• [DIRECTION]
Write out, exactly and only, the lines that run from the top of the records to the line with "plt.rcParams['font.family'] = ['DejaVu". Include both ends; exclude pictures.

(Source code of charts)
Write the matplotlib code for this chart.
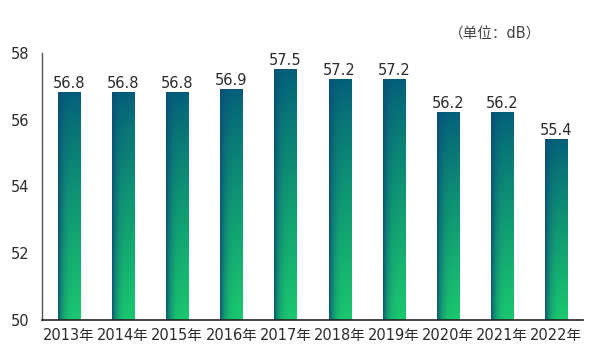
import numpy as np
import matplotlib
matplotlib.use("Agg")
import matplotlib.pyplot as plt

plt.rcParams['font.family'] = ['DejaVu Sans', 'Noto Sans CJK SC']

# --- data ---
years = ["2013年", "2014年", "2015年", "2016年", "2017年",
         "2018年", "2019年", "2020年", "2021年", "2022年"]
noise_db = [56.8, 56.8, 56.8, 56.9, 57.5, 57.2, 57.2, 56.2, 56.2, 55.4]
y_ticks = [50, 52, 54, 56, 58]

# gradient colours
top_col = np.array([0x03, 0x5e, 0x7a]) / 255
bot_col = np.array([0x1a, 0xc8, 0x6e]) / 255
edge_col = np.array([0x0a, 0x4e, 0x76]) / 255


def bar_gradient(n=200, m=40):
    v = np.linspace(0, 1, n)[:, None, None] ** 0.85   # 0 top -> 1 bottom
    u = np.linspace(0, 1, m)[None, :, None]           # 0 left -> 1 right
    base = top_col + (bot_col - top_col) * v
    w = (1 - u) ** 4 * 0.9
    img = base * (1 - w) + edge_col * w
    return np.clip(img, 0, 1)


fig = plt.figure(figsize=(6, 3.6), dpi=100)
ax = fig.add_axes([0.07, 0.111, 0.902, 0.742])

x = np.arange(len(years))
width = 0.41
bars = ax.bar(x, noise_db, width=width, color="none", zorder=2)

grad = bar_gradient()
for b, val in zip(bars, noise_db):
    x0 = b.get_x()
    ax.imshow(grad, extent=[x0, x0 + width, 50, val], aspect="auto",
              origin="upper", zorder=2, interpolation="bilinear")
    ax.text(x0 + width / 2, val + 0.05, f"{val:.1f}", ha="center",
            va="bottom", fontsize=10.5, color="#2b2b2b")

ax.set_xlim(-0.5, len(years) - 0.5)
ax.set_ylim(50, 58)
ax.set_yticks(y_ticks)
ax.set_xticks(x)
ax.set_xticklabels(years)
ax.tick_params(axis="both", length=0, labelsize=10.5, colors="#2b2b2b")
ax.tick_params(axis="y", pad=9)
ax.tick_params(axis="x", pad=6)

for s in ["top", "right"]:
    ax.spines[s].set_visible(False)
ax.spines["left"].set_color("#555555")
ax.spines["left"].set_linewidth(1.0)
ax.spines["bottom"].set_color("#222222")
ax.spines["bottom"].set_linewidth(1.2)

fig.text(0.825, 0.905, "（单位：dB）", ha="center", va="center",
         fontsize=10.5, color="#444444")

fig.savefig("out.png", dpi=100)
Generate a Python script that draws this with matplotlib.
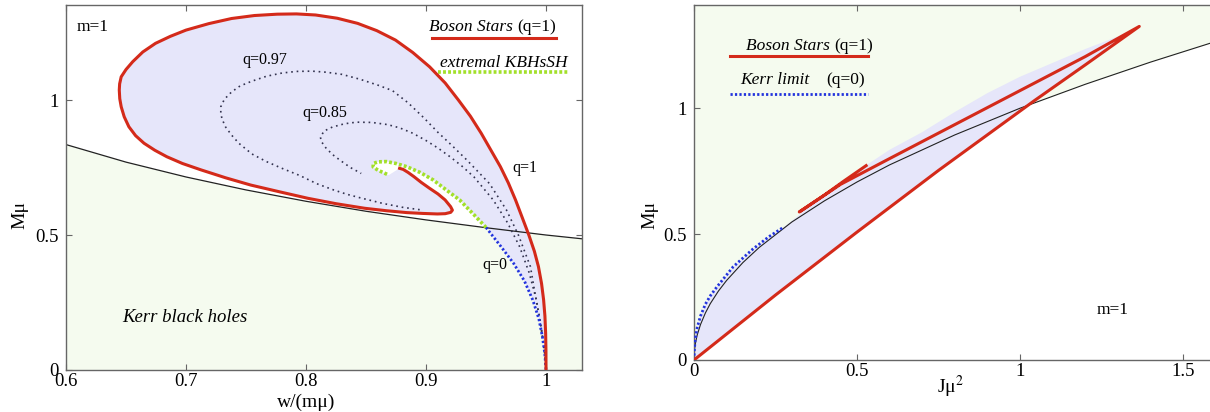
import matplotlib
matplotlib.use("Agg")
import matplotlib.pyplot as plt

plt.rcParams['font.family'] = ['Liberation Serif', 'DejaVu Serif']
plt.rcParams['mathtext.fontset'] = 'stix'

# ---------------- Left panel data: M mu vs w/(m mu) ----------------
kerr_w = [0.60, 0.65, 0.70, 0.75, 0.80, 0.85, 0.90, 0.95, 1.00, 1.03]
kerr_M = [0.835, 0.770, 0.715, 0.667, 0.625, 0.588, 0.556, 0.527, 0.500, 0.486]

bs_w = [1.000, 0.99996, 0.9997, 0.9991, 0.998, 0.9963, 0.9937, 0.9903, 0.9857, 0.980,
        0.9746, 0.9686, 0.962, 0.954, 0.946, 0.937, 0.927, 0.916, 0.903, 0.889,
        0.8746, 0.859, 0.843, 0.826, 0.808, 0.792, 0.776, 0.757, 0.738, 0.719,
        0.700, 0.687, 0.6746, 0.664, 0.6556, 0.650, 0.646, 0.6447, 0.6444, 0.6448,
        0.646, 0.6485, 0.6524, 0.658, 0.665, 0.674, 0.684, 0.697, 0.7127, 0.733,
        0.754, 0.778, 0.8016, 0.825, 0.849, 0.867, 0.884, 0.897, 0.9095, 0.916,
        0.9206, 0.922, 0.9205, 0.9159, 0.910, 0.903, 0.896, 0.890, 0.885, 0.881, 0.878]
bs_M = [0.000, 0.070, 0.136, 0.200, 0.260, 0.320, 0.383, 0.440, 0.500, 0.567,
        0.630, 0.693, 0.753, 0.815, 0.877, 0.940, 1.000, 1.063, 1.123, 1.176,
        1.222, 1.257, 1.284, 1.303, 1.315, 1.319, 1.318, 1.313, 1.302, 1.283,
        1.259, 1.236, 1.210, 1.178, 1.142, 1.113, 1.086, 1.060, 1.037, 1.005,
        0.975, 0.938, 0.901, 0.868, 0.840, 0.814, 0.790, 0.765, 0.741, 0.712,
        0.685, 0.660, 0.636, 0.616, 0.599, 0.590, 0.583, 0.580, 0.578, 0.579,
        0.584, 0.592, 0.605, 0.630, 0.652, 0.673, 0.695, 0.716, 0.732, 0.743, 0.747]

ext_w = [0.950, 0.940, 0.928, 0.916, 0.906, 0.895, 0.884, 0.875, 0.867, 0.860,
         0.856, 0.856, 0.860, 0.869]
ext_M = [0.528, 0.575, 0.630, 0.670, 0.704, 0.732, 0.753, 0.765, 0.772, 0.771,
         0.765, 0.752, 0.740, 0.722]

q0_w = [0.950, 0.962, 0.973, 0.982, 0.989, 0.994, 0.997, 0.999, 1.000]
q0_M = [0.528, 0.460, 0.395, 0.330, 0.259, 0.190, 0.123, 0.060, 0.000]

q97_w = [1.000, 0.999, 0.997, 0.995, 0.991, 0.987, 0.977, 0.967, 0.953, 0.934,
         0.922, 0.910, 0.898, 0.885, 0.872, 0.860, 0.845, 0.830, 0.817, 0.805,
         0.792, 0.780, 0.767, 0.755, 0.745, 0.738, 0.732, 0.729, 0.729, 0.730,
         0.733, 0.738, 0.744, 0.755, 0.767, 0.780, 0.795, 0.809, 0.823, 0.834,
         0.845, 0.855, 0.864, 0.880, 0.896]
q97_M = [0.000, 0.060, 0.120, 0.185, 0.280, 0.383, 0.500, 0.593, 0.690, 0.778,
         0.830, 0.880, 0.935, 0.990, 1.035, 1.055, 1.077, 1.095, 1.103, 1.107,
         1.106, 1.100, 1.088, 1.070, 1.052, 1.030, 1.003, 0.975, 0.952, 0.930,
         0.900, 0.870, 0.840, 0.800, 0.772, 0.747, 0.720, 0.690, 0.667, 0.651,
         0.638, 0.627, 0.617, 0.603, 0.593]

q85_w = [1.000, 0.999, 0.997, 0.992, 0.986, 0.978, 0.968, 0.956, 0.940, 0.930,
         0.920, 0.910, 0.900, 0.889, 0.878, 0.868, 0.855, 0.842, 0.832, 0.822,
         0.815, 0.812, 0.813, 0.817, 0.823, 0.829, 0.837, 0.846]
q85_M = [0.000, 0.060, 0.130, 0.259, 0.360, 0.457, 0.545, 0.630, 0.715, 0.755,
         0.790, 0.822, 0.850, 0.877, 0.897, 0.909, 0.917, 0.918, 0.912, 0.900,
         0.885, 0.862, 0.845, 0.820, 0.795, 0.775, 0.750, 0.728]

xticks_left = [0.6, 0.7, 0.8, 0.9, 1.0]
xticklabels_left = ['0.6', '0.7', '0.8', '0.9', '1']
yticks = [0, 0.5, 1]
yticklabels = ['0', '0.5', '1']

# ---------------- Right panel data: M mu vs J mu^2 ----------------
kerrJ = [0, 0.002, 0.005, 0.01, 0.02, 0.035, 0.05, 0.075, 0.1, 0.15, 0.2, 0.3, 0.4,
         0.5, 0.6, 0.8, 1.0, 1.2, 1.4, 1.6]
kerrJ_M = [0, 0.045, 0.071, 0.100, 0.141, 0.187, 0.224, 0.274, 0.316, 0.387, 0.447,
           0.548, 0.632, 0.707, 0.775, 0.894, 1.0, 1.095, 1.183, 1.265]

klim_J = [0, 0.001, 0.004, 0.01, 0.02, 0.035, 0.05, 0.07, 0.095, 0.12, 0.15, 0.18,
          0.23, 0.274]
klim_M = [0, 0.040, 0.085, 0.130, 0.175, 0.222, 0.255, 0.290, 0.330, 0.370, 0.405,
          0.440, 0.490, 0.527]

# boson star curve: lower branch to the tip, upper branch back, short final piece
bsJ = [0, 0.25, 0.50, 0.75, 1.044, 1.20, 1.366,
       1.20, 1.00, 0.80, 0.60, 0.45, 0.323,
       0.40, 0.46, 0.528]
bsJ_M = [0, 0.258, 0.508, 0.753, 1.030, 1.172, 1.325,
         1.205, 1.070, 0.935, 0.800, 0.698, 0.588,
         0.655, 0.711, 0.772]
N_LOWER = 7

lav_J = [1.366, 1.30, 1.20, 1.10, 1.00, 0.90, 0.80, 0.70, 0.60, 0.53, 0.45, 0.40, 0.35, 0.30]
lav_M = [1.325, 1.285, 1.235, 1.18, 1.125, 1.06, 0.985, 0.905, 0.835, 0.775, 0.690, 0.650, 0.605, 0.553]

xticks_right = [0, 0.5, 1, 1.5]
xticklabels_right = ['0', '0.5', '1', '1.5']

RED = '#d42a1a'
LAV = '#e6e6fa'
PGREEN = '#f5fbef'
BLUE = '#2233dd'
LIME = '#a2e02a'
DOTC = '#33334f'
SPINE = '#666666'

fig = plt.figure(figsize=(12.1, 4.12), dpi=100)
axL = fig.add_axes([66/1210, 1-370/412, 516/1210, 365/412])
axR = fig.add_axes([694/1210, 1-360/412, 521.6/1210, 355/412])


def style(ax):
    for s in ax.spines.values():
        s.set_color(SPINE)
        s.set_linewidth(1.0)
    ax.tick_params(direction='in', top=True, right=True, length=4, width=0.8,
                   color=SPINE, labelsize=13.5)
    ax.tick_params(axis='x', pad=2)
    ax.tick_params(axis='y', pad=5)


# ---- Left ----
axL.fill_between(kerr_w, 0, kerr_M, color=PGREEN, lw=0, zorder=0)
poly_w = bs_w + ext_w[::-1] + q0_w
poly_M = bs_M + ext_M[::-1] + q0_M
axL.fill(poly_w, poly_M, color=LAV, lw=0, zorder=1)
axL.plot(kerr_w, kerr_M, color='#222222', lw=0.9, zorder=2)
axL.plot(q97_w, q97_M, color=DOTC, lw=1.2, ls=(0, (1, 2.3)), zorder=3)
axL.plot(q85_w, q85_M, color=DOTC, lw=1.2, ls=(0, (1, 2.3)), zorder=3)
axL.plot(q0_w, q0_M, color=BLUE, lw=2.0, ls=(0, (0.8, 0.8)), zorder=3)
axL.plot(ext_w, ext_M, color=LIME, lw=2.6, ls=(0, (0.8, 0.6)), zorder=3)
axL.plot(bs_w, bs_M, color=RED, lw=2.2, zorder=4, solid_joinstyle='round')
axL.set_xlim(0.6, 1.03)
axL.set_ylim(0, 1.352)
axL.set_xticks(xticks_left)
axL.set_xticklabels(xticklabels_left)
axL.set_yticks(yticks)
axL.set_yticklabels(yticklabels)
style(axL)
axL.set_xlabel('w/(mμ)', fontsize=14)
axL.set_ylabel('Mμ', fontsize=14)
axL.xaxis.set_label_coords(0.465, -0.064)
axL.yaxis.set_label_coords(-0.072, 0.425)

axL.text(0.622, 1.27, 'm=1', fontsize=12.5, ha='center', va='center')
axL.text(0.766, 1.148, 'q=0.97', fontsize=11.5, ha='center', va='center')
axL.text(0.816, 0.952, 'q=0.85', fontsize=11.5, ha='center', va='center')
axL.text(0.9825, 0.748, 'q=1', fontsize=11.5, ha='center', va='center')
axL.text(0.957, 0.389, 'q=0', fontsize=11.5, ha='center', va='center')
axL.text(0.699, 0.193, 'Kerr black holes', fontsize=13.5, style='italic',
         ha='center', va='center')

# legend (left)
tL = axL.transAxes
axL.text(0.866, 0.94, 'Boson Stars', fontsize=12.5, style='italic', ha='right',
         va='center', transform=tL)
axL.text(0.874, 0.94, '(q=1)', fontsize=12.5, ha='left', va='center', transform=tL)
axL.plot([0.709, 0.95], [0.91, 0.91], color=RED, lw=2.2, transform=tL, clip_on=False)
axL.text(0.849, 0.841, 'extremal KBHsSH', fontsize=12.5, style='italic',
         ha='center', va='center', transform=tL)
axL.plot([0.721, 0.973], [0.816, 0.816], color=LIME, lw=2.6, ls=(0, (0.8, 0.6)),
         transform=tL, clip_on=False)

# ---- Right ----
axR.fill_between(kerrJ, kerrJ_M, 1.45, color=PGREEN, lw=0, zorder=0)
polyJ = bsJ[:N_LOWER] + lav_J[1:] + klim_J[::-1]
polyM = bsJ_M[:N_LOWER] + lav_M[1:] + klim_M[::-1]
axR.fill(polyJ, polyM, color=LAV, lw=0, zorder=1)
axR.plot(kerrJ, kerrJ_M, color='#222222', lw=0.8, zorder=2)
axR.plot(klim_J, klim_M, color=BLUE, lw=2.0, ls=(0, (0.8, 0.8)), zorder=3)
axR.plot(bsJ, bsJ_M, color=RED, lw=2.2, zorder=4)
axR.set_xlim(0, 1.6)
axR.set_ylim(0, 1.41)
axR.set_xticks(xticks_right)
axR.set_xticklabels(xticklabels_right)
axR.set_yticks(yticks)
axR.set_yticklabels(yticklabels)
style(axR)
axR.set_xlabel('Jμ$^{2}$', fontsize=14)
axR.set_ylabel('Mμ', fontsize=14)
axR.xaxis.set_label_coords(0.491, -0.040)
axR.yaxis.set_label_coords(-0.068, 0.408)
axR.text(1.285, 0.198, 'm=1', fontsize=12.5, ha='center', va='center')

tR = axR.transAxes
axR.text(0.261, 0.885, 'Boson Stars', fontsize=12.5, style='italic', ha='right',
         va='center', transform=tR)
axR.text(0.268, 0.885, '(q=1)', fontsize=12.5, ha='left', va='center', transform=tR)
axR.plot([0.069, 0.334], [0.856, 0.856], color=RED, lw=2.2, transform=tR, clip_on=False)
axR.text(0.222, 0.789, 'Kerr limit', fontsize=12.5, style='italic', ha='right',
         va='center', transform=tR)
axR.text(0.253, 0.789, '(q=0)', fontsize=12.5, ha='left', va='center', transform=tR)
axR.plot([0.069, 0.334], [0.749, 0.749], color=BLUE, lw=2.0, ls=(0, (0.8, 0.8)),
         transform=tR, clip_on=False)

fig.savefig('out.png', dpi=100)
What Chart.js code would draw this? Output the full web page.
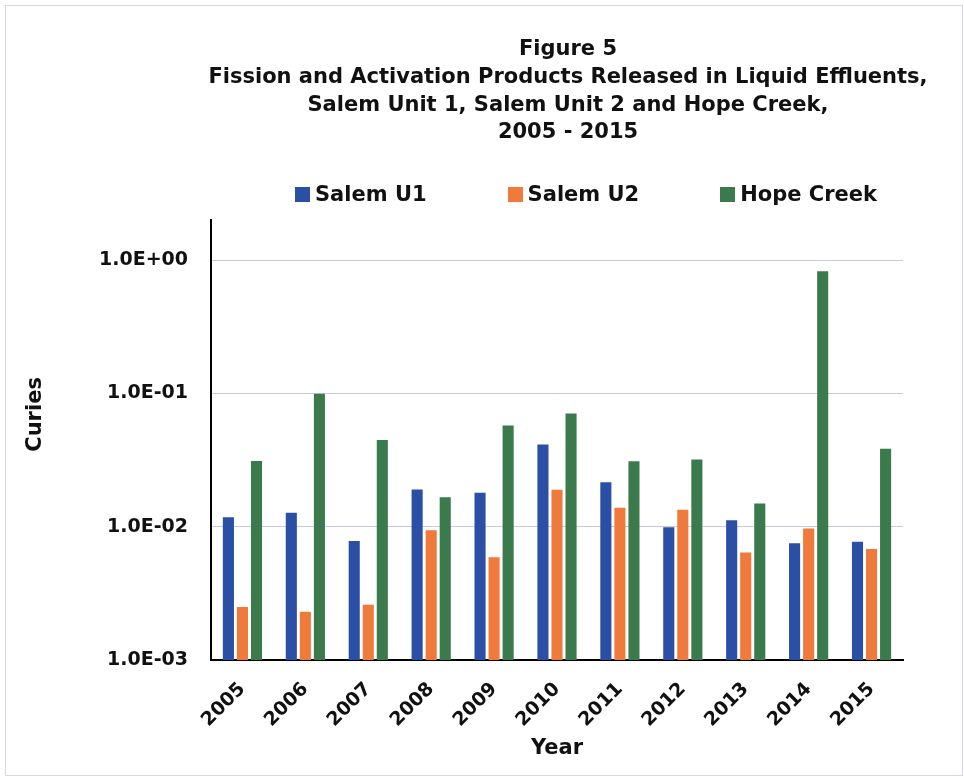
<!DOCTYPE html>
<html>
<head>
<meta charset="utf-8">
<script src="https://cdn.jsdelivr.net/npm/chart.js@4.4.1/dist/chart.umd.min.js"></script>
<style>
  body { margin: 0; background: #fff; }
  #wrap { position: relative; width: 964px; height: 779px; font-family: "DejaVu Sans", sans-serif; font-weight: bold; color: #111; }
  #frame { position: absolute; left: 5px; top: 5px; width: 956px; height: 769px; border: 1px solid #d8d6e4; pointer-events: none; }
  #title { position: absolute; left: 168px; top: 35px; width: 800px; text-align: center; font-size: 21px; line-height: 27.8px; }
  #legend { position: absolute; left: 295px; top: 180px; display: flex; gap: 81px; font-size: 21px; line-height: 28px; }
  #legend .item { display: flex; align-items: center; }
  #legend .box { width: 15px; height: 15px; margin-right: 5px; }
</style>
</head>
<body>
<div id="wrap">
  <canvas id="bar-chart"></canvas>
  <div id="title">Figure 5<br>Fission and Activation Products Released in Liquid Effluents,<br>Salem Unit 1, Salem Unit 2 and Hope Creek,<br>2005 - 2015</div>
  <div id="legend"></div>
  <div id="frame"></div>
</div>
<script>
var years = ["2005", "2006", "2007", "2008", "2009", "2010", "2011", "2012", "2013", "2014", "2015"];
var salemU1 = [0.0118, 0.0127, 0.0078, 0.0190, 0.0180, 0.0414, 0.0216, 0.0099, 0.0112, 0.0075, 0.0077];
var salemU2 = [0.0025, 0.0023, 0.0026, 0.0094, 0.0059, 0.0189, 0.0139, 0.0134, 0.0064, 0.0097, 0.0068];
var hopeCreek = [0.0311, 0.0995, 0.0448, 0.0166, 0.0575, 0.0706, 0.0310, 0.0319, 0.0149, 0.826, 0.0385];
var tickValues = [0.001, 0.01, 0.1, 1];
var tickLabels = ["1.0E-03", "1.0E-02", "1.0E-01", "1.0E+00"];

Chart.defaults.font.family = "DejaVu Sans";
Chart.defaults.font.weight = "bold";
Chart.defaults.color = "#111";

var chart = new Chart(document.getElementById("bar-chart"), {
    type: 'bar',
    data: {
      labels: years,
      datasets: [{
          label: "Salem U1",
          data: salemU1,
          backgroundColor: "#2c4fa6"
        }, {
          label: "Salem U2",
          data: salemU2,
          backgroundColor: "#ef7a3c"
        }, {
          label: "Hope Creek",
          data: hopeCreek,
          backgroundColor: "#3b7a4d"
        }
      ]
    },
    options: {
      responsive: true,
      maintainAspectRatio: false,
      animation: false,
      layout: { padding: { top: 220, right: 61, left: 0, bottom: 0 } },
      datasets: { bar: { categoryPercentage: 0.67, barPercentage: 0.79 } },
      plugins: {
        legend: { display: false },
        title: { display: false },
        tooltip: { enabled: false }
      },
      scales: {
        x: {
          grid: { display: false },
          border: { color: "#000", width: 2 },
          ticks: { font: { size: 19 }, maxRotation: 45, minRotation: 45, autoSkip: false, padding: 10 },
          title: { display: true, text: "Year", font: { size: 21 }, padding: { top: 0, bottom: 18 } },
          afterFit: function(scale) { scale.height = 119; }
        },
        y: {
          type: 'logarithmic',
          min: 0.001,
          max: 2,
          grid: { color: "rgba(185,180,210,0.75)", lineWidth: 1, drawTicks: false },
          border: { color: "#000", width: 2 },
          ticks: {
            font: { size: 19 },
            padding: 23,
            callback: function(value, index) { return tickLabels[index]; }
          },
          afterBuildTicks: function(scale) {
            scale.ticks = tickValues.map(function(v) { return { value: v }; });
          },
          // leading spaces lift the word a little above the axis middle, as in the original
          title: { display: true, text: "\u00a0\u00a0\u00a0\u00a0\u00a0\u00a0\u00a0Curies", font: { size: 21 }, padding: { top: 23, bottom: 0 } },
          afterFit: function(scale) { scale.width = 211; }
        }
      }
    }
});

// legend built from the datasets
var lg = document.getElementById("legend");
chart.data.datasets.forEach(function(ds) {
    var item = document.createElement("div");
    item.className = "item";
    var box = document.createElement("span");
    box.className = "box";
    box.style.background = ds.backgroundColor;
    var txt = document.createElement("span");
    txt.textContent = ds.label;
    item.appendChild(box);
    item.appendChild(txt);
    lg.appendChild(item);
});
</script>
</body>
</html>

• [EXERCISE OUTPUT]
Write the matplotlib code for this chart.
import numpy as np
import matplotlib
matplotlib.use("Agg")
import matplotlib.pyplot as plt

plt.rcParams['font.family'] = ['DejaVu Sans', 'Noto Sans CJK SC']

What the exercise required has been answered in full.